-- begin Records provided --
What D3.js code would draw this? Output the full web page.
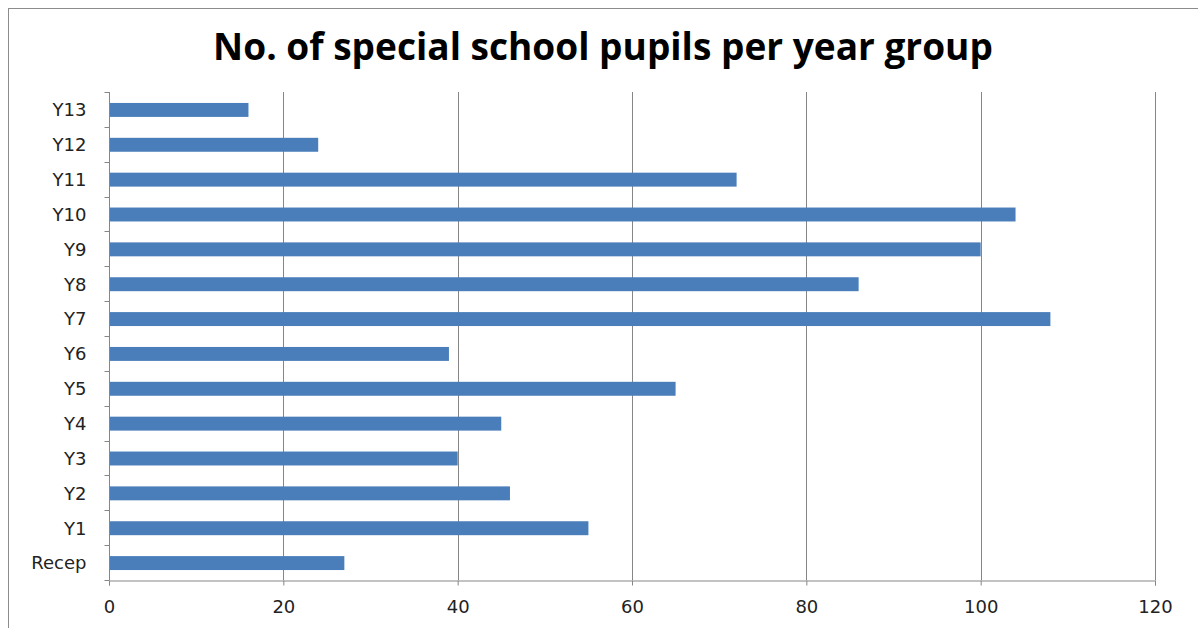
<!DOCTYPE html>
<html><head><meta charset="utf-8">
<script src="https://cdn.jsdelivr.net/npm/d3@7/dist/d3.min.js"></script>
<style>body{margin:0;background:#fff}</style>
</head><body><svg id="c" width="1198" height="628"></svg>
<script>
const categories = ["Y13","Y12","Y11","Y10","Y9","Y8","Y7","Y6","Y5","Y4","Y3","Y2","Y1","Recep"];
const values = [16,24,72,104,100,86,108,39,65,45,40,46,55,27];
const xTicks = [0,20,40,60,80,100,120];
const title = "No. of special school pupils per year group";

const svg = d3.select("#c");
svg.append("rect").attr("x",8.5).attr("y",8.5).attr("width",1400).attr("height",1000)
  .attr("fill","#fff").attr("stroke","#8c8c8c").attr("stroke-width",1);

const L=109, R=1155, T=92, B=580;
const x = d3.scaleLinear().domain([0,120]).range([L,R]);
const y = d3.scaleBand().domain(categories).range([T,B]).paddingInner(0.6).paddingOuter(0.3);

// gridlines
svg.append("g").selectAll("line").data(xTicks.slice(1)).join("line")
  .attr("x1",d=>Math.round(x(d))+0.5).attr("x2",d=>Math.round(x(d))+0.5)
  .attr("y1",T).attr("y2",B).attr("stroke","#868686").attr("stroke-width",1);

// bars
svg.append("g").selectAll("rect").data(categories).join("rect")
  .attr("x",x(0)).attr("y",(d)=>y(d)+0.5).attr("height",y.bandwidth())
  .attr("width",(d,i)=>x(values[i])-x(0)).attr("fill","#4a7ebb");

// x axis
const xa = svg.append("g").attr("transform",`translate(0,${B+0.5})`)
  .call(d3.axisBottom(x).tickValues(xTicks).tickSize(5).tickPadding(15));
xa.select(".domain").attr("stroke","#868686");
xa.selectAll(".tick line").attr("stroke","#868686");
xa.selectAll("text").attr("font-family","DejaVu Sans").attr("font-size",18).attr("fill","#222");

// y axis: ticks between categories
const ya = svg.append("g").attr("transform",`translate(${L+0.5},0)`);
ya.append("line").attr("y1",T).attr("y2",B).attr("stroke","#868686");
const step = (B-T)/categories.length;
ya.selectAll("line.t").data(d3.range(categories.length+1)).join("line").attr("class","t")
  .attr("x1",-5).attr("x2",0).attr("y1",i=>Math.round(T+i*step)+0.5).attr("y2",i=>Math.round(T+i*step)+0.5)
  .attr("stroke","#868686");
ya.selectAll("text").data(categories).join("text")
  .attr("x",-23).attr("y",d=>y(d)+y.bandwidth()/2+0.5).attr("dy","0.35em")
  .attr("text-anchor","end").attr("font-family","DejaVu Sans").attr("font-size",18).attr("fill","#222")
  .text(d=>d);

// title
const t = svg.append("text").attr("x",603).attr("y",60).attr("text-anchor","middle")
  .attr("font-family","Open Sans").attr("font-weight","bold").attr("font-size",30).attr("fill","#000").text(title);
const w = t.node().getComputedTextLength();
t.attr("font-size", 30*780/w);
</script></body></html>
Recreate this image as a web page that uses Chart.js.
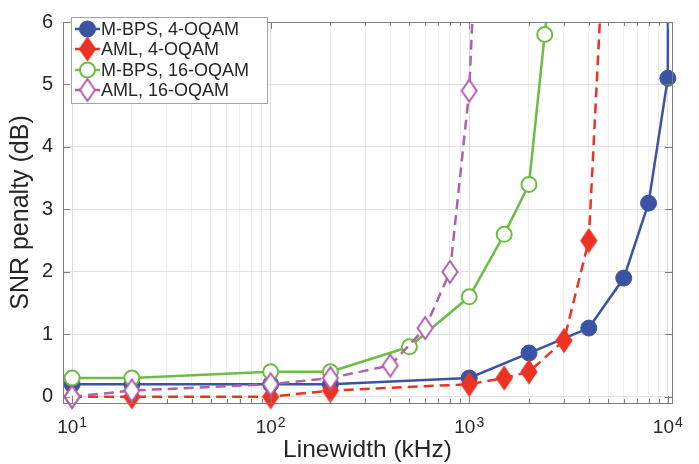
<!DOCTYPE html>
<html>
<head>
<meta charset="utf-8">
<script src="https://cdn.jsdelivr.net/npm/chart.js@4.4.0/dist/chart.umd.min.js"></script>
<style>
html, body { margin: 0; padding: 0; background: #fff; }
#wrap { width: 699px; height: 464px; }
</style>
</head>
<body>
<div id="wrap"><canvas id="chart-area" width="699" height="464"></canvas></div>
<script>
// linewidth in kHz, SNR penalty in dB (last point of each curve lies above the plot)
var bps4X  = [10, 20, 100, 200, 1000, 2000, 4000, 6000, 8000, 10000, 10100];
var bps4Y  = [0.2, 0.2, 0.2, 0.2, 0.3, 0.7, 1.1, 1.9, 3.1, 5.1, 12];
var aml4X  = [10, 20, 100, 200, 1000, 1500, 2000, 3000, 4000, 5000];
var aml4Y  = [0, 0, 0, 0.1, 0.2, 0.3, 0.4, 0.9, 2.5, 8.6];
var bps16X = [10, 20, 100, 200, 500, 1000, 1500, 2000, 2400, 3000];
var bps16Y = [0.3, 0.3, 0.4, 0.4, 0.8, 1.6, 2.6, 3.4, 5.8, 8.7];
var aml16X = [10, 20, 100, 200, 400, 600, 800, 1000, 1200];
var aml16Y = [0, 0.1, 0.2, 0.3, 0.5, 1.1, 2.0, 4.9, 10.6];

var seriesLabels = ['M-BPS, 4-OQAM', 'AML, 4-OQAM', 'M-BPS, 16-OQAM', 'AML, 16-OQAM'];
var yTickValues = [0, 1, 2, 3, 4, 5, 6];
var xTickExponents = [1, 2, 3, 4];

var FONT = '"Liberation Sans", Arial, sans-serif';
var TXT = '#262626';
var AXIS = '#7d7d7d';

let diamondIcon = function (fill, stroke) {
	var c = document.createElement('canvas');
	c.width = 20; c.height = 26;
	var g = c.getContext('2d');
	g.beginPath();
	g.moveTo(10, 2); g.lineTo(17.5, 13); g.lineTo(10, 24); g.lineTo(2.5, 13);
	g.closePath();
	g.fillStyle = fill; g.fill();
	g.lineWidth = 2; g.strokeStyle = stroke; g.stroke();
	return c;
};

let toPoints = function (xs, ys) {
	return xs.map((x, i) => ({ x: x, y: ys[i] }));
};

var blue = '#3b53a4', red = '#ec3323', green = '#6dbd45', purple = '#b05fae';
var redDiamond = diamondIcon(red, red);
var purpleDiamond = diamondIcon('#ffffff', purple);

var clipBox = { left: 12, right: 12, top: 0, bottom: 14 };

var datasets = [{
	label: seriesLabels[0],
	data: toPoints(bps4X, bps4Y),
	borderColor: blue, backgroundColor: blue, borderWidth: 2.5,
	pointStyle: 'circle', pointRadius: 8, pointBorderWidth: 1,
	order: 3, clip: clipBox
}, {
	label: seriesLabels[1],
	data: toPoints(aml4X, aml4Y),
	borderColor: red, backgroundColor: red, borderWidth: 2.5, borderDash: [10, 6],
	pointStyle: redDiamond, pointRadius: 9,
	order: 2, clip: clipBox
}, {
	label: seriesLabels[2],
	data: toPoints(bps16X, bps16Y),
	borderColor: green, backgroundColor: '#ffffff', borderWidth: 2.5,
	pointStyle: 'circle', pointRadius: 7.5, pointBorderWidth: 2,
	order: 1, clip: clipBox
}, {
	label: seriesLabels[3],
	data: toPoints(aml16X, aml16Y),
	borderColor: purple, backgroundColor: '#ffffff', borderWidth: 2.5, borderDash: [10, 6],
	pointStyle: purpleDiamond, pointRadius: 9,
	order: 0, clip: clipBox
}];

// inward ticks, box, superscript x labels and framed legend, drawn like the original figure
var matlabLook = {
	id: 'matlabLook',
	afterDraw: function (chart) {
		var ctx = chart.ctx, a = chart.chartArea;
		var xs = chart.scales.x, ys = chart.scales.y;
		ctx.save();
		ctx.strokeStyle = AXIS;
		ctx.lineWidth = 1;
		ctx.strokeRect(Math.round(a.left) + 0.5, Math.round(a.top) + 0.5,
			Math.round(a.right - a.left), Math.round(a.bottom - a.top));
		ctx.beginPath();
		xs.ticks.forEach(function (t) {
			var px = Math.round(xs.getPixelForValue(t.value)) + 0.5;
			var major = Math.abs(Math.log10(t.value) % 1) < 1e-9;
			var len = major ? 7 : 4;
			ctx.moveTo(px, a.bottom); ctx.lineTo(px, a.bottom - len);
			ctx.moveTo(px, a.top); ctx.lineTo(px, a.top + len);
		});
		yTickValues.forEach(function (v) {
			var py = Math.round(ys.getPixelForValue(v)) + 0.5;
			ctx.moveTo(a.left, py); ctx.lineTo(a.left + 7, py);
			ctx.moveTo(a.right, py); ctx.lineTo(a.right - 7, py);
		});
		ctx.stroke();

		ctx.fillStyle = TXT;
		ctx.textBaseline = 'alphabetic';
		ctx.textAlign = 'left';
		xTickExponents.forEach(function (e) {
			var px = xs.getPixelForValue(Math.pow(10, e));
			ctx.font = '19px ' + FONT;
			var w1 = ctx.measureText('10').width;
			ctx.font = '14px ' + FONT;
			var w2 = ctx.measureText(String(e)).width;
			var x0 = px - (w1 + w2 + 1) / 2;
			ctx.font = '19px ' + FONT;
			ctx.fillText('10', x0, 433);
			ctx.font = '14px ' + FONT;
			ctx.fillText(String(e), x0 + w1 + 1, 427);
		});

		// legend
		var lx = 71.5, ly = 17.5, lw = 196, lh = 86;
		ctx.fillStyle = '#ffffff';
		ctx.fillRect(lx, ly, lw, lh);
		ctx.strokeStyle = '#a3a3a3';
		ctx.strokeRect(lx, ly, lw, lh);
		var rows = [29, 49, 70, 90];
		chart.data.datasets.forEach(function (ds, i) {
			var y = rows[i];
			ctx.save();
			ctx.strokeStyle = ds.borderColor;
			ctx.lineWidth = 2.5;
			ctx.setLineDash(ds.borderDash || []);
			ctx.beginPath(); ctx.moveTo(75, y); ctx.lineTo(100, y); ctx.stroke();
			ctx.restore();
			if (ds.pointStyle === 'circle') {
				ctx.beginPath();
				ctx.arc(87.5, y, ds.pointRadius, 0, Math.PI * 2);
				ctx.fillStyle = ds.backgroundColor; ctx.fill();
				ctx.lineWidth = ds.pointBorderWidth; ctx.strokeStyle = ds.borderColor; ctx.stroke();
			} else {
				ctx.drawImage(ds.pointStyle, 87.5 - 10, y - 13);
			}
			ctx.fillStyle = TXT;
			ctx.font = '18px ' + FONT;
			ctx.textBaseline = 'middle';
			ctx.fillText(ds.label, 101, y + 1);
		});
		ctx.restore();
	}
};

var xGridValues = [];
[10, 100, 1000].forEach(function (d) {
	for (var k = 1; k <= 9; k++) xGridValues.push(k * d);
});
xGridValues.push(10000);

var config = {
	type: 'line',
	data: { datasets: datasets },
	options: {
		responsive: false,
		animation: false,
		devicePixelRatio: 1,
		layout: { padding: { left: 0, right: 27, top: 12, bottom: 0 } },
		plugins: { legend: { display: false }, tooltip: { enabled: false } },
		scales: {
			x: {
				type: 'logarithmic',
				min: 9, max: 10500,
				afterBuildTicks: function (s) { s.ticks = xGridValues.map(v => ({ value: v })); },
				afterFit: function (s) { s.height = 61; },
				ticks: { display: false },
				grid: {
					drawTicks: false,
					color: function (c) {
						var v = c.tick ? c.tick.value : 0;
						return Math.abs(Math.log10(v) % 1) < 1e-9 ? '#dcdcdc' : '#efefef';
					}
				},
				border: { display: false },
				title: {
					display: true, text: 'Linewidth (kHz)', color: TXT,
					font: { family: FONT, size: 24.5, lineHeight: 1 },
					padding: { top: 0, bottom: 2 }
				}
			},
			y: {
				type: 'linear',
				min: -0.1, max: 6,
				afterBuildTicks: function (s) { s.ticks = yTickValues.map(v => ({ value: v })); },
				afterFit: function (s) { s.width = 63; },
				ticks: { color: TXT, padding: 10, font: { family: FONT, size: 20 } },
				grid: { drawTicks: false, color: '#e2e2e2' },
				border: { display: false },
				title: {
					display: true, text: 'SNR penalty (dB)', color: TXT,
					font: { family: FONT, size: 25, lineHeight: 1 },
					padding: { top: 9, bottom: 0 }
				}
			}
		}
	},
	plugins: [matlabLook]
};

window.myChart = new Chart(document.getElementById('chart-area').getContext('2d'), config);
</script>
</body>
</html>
-- end Records provided --
Set problem: Working from the listing above, pick out every line that has "page" and copy it.

Response to this task:
What D3.js code would draw this? Output the full web page.
Recreate this image as a web page that uses Chart.js.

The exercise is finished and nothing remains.